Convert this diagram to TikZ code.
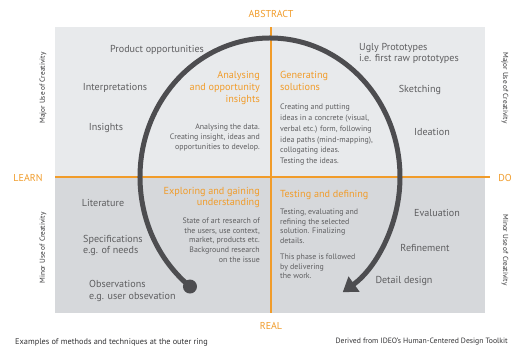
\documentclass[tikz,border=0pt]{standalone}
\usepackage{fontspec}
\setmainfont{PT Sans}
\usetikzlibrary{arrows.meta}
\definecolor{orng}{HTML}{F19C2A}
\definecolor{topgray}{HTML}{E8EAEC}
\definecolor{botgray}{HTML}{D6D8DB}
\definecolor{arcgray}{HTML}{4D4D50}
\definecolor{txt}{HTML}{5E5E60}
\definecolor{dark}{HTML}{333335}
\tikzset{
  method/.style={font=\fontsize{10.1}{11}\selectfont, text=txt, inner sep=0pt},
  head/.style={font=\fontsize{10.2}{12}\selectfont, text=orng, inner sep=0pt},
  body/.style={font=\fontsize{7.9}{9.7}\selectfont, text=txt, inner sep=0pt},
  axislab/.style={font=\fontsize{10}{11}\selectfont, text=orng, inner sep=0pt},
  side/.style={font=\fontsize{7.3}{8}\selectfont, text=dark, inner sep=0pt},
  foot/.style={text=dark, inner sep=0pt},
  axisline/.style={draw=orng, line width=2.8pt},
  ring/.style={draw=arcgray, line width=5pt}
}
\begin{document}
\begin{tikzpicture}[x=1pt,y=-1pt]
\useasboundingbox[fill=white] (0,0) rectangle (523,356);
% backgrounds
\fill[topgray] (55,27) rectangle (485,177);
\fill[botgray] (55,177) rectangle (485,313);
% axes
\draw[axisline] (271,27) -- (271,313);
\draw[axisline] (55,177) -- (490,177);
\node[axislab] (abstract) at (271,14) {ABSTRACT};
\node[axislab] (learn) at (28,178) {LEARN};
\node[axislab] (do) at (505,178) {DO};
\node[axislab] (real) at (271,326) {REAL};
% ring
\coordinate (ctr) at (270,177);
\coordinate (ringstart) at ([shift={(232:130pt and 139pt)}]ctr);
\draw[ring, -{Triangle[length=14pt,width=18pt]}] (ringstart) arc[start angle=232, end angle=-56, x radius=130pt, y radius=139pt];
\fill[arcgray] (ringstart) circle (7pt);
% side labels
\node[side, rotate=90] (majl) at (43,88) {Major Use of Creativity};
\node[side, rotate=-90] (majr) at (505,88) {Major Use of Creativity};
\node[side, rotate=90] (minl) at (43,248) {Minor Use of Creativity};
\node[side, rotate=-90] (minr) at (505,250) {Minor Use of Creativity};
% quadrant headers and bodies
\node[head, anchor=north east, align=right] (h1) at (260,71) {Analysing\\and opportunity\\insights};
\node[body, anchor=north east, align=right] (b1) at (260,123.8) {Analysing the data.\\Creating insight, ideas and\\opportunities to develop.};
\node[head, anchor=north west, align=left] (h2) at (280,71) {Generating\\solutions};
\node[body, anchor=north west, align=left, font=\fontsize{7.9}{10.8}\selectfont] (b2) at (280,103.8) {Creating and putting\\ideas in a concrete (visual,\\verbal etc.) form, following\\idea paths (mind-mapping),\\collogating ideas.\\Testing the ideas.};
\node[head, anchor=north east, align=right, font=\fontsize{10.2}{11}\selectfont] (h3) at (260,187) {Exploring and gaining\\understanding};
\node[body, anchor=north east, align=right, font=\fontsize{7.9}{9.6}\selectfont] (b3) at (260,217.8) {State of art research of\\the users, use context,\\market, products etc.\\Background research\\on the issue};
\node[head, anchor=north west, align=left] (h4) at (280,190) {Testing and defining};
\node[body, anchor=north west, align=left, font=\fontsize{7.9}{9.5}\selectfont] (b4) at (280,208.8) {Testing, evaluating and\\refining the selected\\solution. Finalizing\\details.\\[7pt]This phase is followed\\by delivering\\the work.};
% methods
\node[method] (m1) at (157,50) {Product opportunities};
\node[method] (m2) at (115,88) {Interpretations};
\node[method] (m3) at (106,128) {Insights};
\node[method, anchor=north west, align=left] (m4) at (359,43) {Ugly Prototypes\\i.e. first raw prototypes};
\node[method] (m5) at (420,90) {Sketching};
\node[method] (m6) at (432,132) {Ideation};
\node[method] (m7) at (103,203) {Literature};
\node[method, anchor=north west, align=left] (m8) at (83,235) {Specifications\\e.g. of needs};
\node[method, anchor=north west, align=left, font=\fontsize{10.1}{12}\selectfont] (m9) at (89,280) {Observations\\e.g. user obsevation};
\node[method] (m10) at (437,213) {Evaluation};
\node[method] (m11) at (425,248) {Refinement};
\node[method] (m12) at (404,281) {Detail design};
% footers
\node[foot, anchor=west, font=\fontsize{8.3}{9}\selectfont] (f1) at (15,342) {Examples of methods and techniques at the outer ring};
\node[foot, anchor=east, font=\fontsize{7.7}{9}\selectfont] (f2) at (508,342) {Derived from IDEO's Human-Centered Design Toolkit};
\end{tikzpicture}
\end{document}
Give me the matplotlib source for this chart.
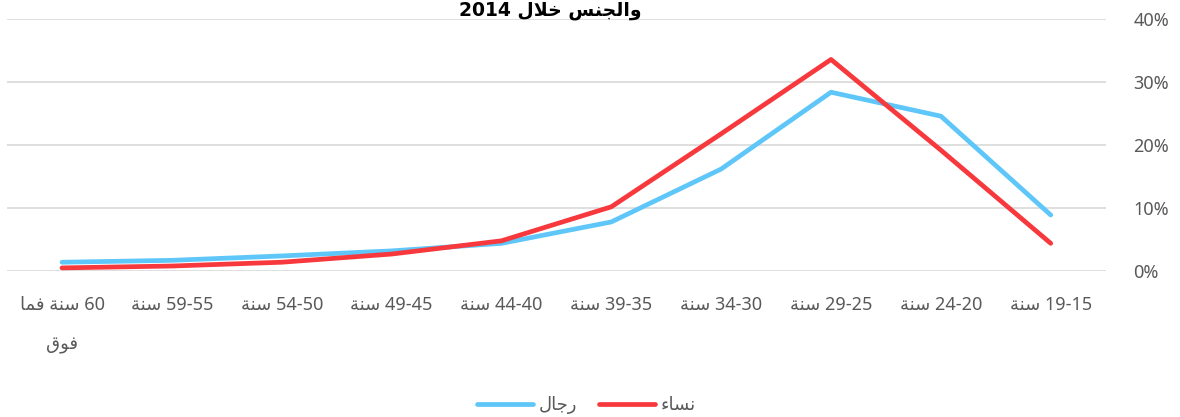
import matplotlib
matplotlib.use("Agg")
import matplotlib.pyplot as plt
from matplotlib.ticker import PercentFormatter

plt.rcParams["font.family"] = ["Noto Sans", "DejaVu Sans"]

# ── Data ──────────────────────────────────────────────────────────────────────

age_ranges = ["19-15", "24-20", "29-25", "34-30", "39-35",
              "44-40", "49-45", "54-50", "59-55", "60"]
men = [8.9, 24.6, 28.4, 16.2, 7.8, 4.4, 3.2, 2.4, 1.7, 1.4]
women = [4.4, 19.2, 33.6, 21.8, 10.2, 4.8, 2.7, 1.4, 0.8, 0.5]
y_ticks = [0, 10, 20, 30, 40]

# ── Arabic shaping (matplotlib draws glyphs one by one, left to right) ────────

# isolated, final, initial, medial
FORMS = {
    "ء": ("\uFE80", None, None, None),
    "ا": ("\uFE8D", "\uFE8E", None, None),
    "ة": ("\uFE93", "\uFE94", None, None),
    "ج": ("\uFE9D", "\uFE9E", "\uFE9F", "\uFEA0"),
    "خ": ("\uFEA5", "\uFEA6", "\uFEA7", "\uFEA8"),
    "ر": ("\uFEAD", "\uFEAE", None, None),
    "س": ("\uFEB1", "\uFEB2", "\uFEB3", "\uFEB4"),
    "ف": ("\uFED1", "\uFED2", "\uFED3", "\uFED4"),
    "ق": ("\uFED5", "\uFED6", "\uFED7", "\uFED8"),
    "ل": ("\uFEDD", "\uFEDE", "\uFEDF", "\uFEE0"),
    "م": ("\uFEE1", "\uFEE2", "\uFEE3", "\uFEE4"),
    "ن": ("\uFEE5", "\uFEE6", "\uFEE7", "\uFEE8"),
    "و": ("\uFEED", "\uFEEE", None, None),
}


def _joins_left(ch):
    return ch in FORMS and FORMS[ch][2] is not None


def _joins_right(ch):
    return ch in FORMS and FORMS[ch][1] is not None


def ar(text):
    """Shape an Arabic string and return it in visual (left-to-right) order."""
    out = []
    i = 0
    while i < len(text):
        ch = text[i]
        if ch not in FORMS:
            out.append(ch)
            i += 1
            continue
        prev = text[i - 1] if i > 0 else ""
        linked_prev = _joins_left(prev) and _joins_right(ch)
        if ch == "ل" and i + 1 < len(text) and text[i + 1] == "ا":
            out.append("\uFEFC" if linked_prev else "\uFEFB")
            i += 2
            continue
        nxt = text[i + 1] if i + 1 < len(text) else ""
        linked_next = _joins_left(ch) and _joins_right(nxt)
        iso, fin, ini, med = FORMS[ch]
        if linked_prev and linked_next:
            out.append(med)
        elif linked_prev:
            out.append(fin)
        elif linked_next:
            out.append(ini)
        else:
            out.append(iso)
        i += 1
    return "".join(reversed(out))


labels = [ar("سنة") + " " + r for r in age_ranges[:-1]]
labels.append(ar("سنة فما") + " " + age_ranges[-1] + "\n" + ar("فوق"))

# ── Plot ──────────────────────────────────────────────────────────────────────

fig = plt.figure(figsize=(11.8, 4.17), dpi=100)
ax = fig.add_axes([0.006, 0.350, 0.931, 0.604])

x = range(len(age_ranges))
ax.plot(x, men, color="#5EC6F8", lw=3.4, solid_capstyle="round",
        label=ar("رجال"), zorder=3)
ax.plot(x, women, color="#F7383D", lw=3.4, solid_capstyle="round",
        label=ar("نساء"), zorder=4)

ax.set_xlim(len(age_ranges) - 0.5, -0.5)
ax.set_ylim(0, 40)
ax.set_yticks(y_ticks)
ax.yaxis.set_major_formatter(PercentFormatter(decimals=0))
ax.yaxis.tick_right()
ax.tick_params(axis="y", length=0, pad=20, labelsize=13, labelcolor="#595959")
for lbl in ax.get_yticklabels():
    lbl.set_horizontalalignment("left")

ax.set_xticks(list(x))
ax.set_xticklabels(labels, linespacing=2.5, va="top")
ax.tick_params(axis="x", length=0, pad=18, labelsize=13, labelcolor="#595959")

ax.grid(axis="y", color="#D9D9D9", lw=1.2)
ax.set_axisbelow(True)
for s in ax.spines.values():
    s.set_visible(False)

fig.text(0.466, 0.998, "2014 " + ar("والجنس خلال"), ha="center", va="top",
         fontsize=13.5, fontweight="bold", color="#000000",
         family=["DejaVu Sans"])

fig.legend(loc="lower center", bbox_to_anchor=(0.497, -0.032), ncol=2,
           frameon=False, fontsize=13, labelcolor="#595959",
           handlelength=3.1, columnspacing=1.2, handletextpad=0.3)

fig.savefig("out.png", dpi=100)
════
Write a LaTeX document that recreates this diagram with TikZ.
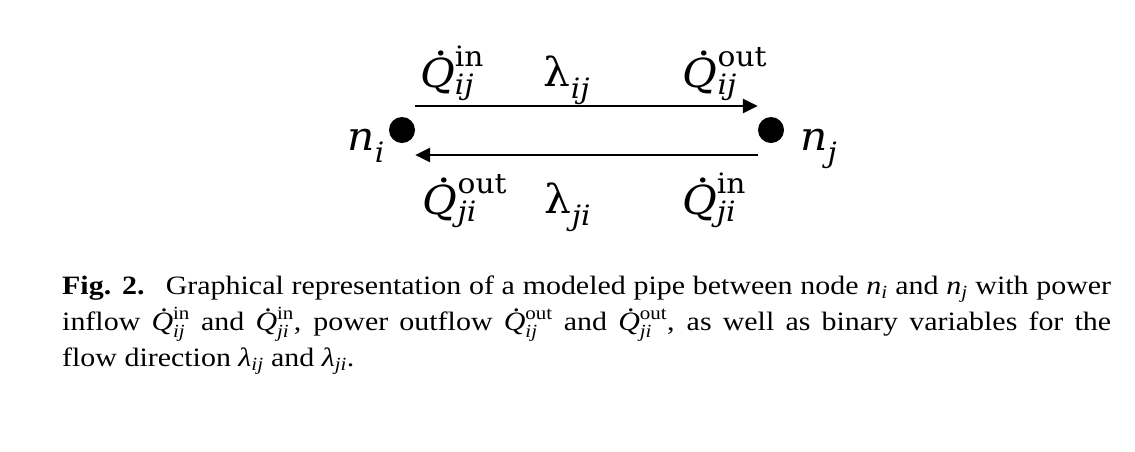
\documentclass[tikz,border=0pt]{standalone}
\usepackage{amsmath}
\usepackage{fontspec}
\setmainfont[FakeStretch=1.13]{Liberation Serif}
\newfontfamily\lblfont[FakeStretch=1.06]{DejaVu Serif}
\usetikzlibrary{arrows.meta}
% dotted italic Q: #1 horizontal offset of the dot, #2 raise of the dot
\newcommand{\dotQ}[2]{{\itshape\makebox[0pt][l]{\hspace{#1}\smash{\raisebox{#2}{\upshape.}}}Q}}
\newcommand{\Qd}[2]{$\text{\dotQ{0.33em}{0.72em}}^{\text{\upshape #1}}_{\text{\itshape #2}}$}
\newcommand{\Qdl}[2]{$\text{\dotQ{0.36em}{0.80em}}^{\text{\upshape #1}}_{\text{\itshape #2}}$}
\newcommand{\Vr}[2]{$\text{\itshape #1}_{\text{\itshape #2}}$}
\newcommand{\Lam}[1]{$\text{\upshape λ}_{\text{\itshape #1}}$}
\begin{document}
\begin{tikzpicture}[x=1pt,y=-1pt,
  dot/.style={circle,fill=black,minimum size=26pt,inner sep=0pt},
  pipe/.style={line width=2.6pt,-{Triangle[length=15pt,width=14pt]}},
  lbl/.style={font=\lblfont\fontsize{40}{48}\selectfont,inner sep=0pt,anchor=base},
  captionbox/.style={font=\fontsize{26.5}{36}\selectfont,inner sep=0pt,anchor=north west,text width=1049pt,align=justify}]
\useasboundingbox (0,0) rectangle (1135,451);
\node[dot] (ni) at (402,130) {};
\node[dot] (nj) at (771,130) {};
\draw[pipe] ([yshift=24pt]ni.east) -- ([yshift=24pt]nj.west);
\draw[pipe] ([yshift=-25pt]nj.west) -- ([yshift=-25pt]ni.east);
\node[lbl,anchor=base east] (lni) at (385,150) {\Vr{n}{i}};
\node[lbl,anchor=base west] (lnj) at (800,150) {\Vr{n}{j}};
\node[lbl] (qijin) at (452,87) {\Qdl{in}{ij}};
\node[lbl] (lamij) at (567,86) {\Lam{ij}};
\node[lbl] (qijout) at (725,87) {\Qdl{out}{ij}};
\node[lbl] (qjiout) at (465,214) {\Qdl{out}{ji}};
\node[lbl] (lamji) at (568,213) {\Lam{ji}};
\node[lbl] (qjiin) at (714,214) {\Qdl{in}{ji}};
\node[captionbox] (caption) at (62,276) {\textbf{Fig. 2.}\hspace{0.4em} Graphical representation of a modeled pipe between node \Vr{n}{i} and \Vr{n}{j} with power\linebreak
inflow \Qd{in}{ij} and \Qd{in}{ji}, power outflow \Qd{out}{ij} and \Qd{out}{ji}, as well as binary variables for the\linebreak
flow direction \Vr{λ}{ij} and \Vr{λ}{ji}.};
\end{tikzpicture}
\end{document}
════
DIRECTION: Where a line of the records above holds the word "with", copy that line.

TASK SOLUTION:
Write a LaTeX document that recreates this diagram with TikZ.
\node[captionbox] (caption) at (62,276) {\textbf{Fig. 2.}\hspace{0.4em} Graphical representation of a modeled pipe between node \Vr{n}{i} and \Vr{n}{j} with power\linebreak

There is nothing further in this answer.